El perdón de Occidente
Utilizar la óptica del presente para revisar el pasado equivale a querer suprimir de un plumazo cualquier vestigio histórico, del tipo que sea
Occidente tiene la culpa de casi todo, sostienen los que insisten en imponer una corrección política de determinado sesgo. Scruton consideraba a ese asunto prioritario en las guerras culturales que hemos de librar, junto con el imparable avance del islamismo, imposible de combatir con tolerancia al estar penetrado por una profunda hostilidad hacia nuestro modo de vida. Esa estúpida tendencia autoflagelante de ahora que apunta a que siempre somos el origen de todos los males está generalizada entre no pocos occidentales, encantados de escuchar las barbaridades, muchas de ellas inventadas, que han podido haber protagonizado nuestros antepasados.
En lo que atañe al concreto legado hispánico, un simple vistazo al extraordinario atlas que un erudito usuario colgó hace un par de años en Google Maps, permite descubrir la inconmensurable huella de la hispanidad, concretada en infinitas georreferencias sobre universidades, hospitales, templos, fábricas, ciudades fundadas o escuelas. Que en toda esa colosal gesta se hayan producido episodios controvertidos forma parte de la propia evolución de cualquier civilización. No por las excentricidades de Nerón vamos a tener que renunciar a la formidable herencia del Imperio romano, digo yo.
En la Torre de Londres se albergan, junto a las joyas de la corona británica, los potros, cigüeñas y hachas que se empleaban para torturar o decapitar a cientos de personas, entre ellas el gran santo Tomás Moro. Sin embargo, a nadie se le ocurre ocultarlas o hacerlas desaparecer, sino que forman parte de su rico patrimonio colectivo e incluso de sus más preciados reclamos turísticos, como otros hitos de su trayectoria nacional.

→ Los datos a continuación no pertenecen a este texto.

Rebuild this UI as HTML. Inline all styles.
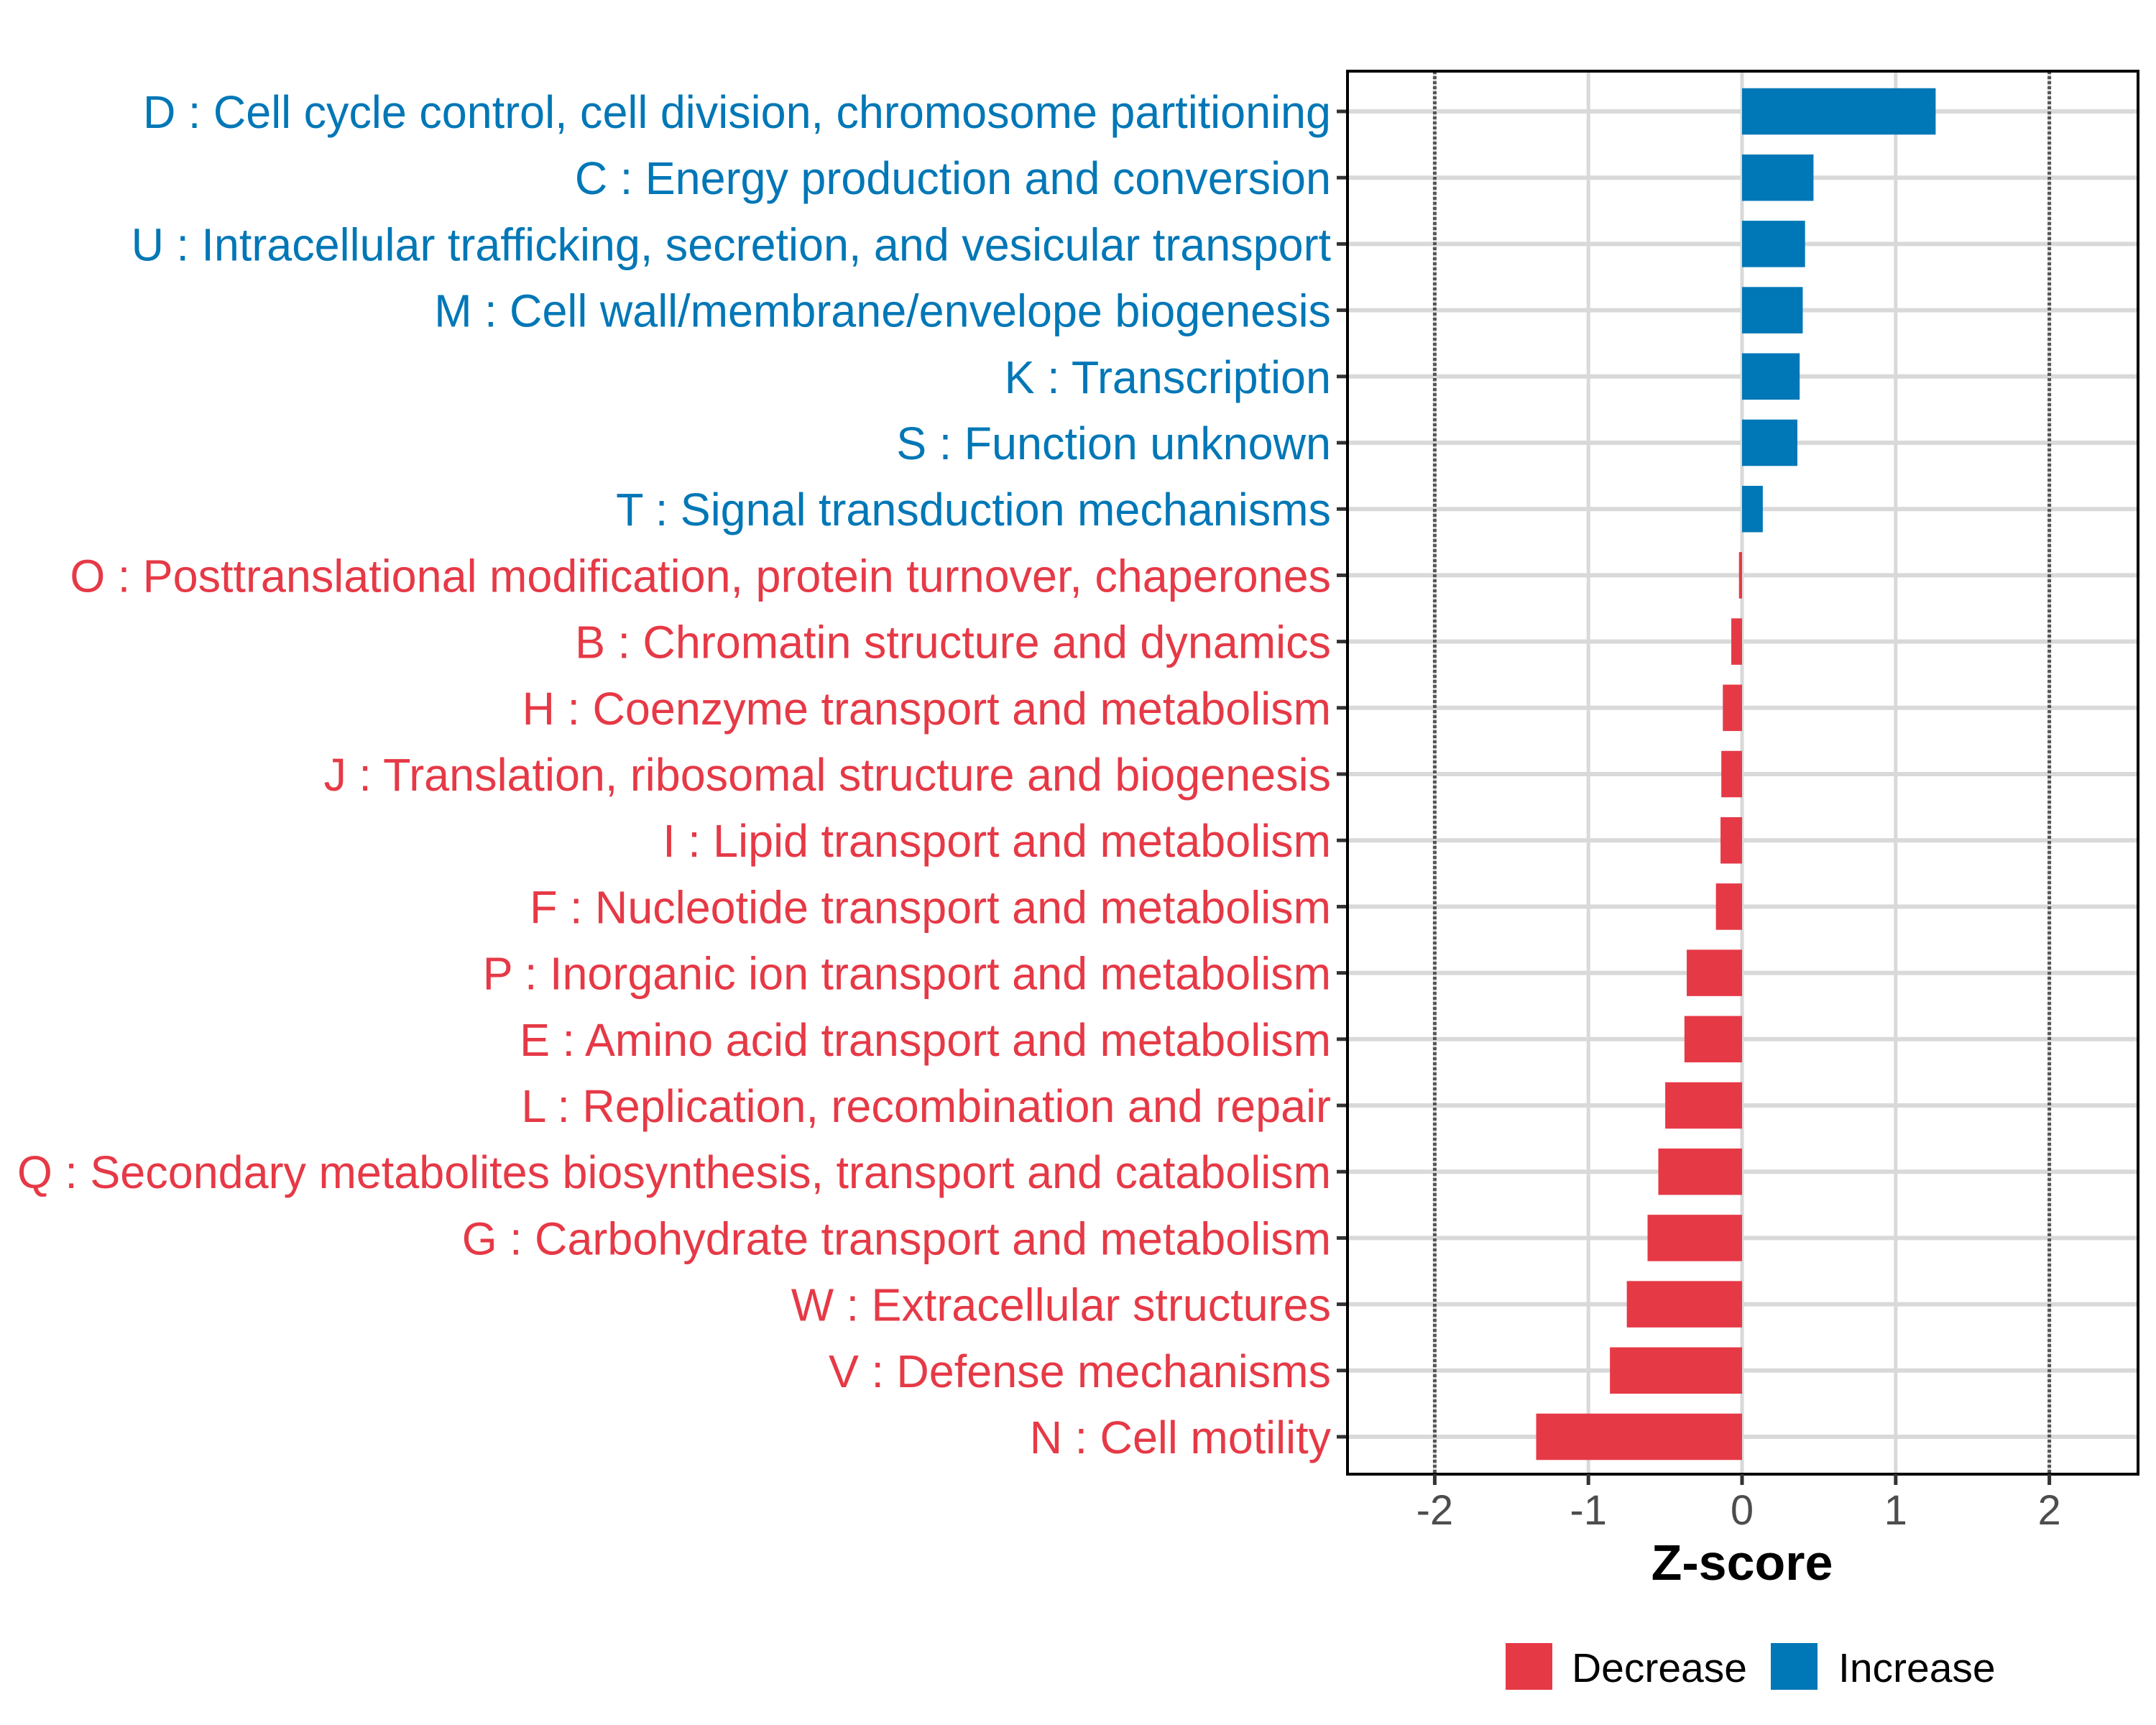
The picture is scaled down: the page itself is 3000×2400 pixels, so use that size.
<!DOCTYPE html>
<html><head><meta charset="utf-8">
<style>
html,body{margin:0;padding:0;background:#fff;}
svg{display:block;font-family:"Liberation Sans",Arial,sans-serif;}
</style></head>
<body>
<svg id="chart" width="3000" height="2400" viewBox="0 0 3000 2400" xmlns="http://www.w3.org/2000/svg">
<g id="grid"></g>
<g id="bars"></g>
<g id="ylabels"></g>
<g id="xaxis"></g>
<text x="2424" y="2198" text-anchor="middle" font-size="70" font-weight="bold" fill="#000">Z-score</text>
<g>
<g>
<rect x="2095" y="2286" width="65" height="65" fill="#E63946"/>
<text id="lg1" x="2187" y="2340" font-size="57" fill="#000">Decrease</text>
</g>
<g>
<rect x="2464" y="2286" width="65" height="65" fill="#0077B6"/>
<text id="lg2" x="2558" y="2340" font-size="57" fill="#000">Increase</text>
</g>
</g>
</svg>
<script>
const categories = [
"D : Cell cycle control, cell division, chromosome partitioning",
"C : Energy production and conversion",
"U : Intracellular trafficking, secretion, and vesicular transport",
"M : Cell wall/membrane/envelope biogenesis",
"K : Transcription",
"S : Function unknown",
"T : Signal transduction mechanisms",
"O : Posttranslational modification, protein turnover, chaperones",
"B : Chromatin structure and dynamics",
"H : Coenzyme transport and metabolism",
"J : Translation, ribosomal structure and biogenesis",
"I : Lipid transport and metabolism",
"F : Nucleotide transport and metabolism",
"P : Inorganic ion transport and metabolism",
"E : Amino acid transport and metabolism",
"L : Replication, recombination and repair",
"Q : Secondary metabolites biosynthesis, transport and catabolism",
"G : Carbohydrate transport and metabolism",
"W : Extracellular structures",
"V : Defense mechanisms",
"N : Cell motility"
];
const zscores = [1.26,0.465,0.41,0.395,0.375,0.36,0.135,-0.02,-0.07,-0.125,-0.135,-0.14,-0.17,-0.36,-0.375,-0.5,-0.545,-0.615,-0.75,-0.86,-1.34];
const xTicks = [-2,-1,0,1,2];
const xTickLabels = ["-2","-1","0","1","2"];
const thresholds = [-2,2];

const NS="http://www.w3.org/2000/svg";
const L=1875,R=2975,T=99,B=2051;
const X0=2424,UNIT=213.8;
function xs(v){return X0+v*UNIT;}
const ROW0=155,ROWN=1999;
function ys(i){return ROW0+i*(ROWN-ROW0)/(categories.length-1);}
const step=(ROWN-ROW0)/(categories.length-1);
const BLUE="#0077B6",RED="#E63946";
function mk(tag,attrs,parent){const e=document.createElementNS(NS,tag);for(const k in attrs)e.setAttribute(k,attrs[k]);parent.appendChild(e);return e;}
const grid=document.getElementById('grid'),bars=document.getElementById('bars'),yl=document.getElementById('ylabels'),xa=document.getElementById('xaxis');
xTicks.forEach(v=>{
  const l=mk('line',{x1:xs(v),x2:xs(v),y1:T,y2:B,stroke:'#D9D9D9','stroke-width':5},grid);
  
  
});
categories.forEach((c,i)=>{
  const l=mk('line',{x1:L,x2:R,y1:ys(i),y2:ys(i),stroke:'#D9D9D9','stroke-width':6},grid);
  
  
});
thresholds.forEach(v=>{
  const l=mk('line',{x1:xs(v),x2:xs(v),y1:T,y2:B,stroke:'#555','stroke-width':5,'stroke-dasharray':'4 3'},grid);
  
  
});
const bh=step*0.7;
zscores.forEach((v,i)=>{
  const x1=Math.min(xs(0),xs(v)),w=Math.abs(xs(v)-xs(0));
  const r=mk('rect',{x:x1,y:ys(i)-bh/2,width:w,height:bh,fill:v>=0?BLUE:RED},bars);
  
  
});
const pb=mk('rect',{x:L,y:T,width:R-L,height:B-T,fill:'none',stroke:'#000','stroke-width':4},xa);


const labels=[];
categories.forEach((c,i)=>{
  const tk=mk('line',{x1:L-15,x2:L,y1:ys(i),y2:ys(i),stroke:'#333','stroke-width':5},yl);
  
  
  const t=mk('text',{x:1852,y:ys(i)+23,'text-anchor':'end','font-size':64,fill:zscores[i]>=0?BLUE:RED},yl);
  t.textContent=c;
  
  
  labels.push(t);
});
const ref=labels[0].getComputedTextLength();
const f=ref>0?1653/ref:1;
labels.forEach(t=>{const w=t.getComputedTextLength();t.setAttribute('textLength',w*f);t.setAttribute('lengthAdjust','spacingAndGlyphs');});
xTicks.forEach((v,i)=>{
  const tk=mk('line',{x1:xs(v),x2:xs(v),y1:B,y2:B+15,stroke:'#333','stroke-width':5},xa);
  
  
  const t=mk('text',{x:xs(v),y:2121,'text-anchor':'middle','font-size':58,fill:'#4D4D4D'},xa);
  t.textContent=xTickLabels[i];
  
  
});
</script>
</body></html>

Utilizar la óptica del presente para revisar el pasado equivale a querer suprimir de un plumazo cualquier vestigio histórico, del tipo que sea. Eso, aparte de constituir un desvarío recio, resulta además imposible por la elemental razón de que no por eliminar determinados episodios estos desaparecen, sino que en ocasiones reverdecen, retornando a la actualidad. Añádase a ese escenario la artera selección que tantas veces opera en estos terrenos, pretendiendo borrar unos acontecimientos y nunca los de signo contrario, aun cuando pudieran ser igual de ominosos en objetivos términos históricos. Sin duda, cada sociedad ha ido encadenando a lo largo de los siglos sucesos que solo cabe interpretar cabalmente en el contexto en que se produjeron, algo que causa sonrojo tener que repetir.
Reescribir la historia con visión ideológica actual revela, al menos, sectarismo, ignorancia y presunción. Como sucede con la igualdad, transformada en causa urgente y dominante sin dejar espacio a la libertad, los sectarios anhelan hoy catequizar a cualquier precio con sus rancios postulados, reinterpretando el ayer si así se tercia. Ante evidencias que constatan el estrepitoso fracaso de sus ideales, no suelen tener empacho en buscar explicaciones extravagantes o en negar lisa y llanamente que hayan naufragado.
Hay también bastante ignorancia, en ocasiones inexcusable, en estas peculiares inclinaciones modernas a revisitar lo pretérito. Se pide perdón por lo que se hizo o pudo hacerse a los llamados «pueblos originarios», pero sin extenderlo a lo que estos provocaron a sus propios coetáneos o a otros grupos de su tiempo, incluido el canibalismo más atroz o unas crueldades inimaginables. En el plano religioso, se insiste en los pecados del cristianismo en América, haciendo caso omiso de los intensos debates de la Junta de Valladolid de mediados del dieciséis o la ingente obra intelectual, teológica y jurídica de los dominicos de la Escuela de Salamanca en relación con los amerindios, por ejemplo.
Y luego está, claro, la pretenciosidad de los que no dejan de soltar ocurrencias, pretendiendo con ello descubrir océanos archiconocidos. Son los que anhelan pasar a la posteridad tirando de los cuatro lugares comunes que previamente ha colocado la demagogia en el patio público. En vez de reconocer con humildad sus incapacidades, las airean, porque ya se sabe que los ignorantes suelen ser osados.
Occidente no tiene ninguna culpa de lo malo que le ha sucedido a la humanidad. Ha sido justo al revés: durante centurias ha sido su principal motor y eje vertebrador, reproduciendo por el ancho mundo una sensacional forma de ver las cosas que nos ha conducido a nuestros días. Por eso no tenemos que pedir ningún perdón por ello, sino enorgullecernos y celebrarlo con sano entusiasmo.